Cheap Land And (Slightly) Better Sales May Be (Comparatively) Good News For Home Builders
The nation’s six-largest home builder, Hovnanian Enterprises, reported losing less money ($72.9 million) this quarter than for the same period in 2009 ($168.9 million) — a 56% reduction in bad news!
Hovnanian executives said July sales were slightly better than June’s and August sales were significantly better than July’s – although still below the sales pace for the same period in 2009.
The home-order cancellation rate, 23%, remained unchanged from the same period last year.
Ara K. Hovnanian, the builder’s chairman, president, and CEO, said the company hopes sales will at least continue their upward trend, strengthening into September and October. Reinforcing that notion is the fact that falling land prices prompted the company to acquire options on 4,700 land parcels in 62 communities during the quarter. Hovnanian estimated that 40% of its completed sales next year will be from more-profitable homes built on recently acquired, less-expensive land.
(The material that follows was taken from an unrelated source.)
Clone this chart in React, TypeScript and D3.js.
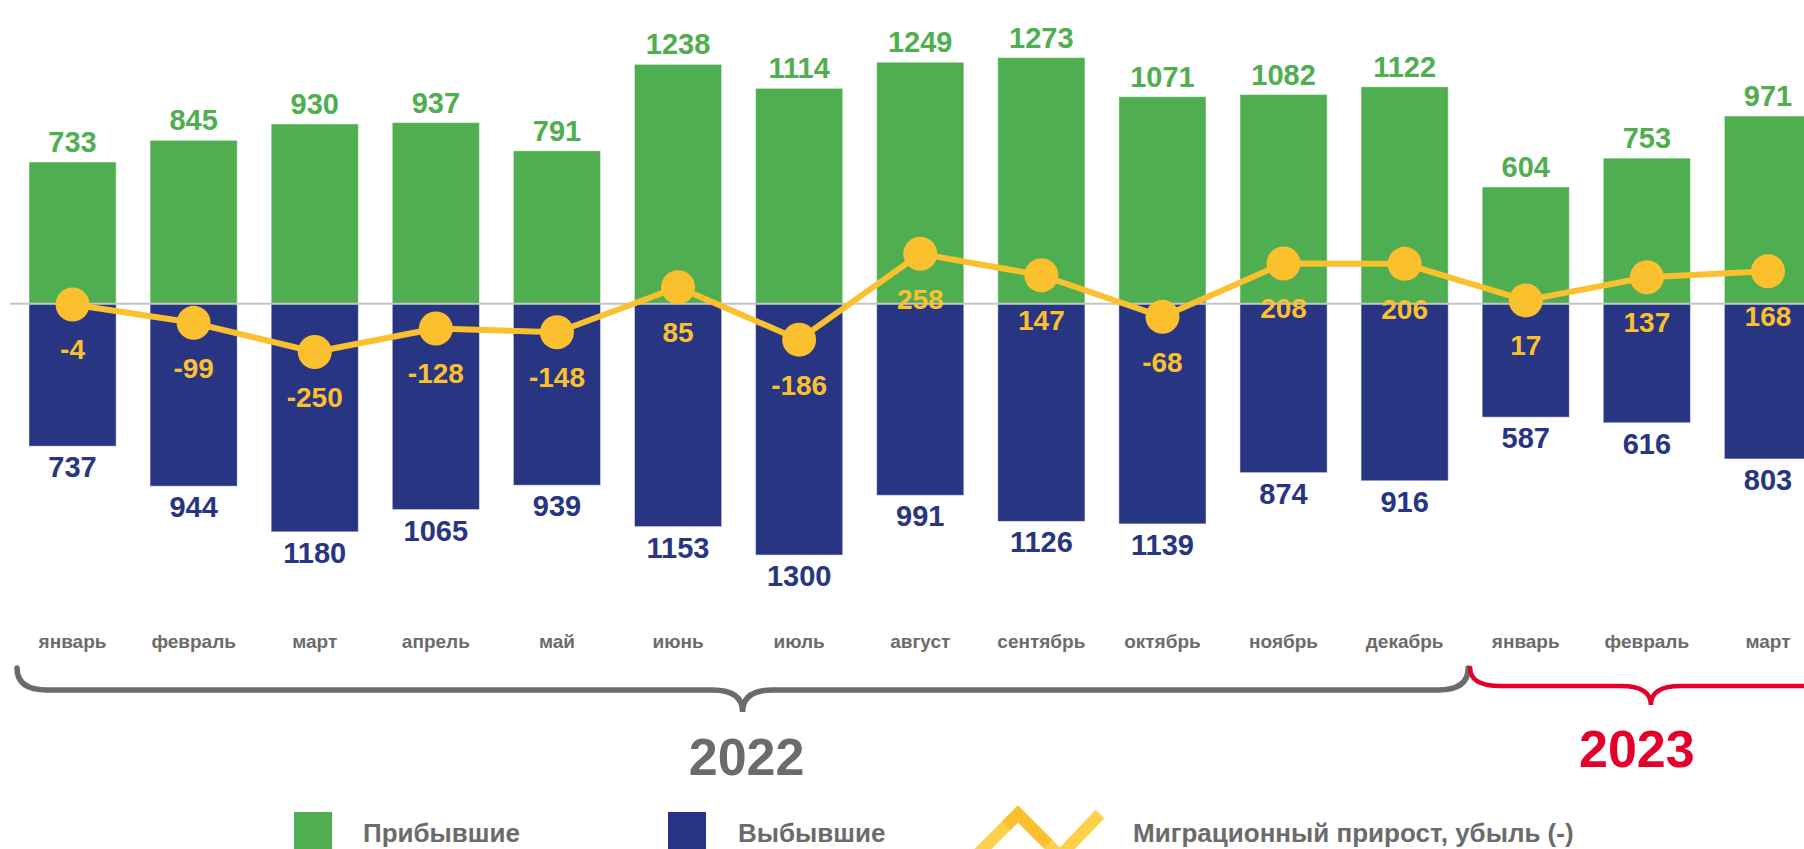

Reinforcing data from the NAR
Homebuilder stocks have been hammered for so long now that upticks attract attention. Hovnanian shares on Wednesday edged up 27 cents to $3.59 during the regular trading session, backed off 9 cents in after-hours trading, then gained ground again, to $3.80, on Thursday after the National Association of Realtors reported that its pending-home-sales index for July (based on contracts signed for existing homes) rose 5.2%, to 79.4%, from June. Homebuilder stocks in general went up on that news, and on Friday Hovnanian continued its ascent, closing at $4.03, up 21% over its opening price on Wednesday.
The Wall Street Journal’s Developments blog pointed out on Friday, however, that at least a few housing-market observers believe that seasonal adjustments to the pending-home-sales index have led to an artificially high reading, particularly because it has become difficult to factor in market fluctuations, which have deviated dramatically from normal patterns, into the index calculations.
The Journal cited a note from David Rosenberg, chief economist at Canadian investment firm Gluskin Sheff, that focused on the possibility of “overstatement” of seasonal adjustment.
From Rosenberg’s note: “We did dig through the data and found that (the raw numbers) fell by 7%, with declines across the country. This makes sense as July is usually a slower month for homebuying activities. We wonder if there is a chance that the seasonal adjustment factors could be overstating the monthly increase given that we have seen such huge volatility in the housing number in the recent year, making the seasonal adjustment process more difficult.”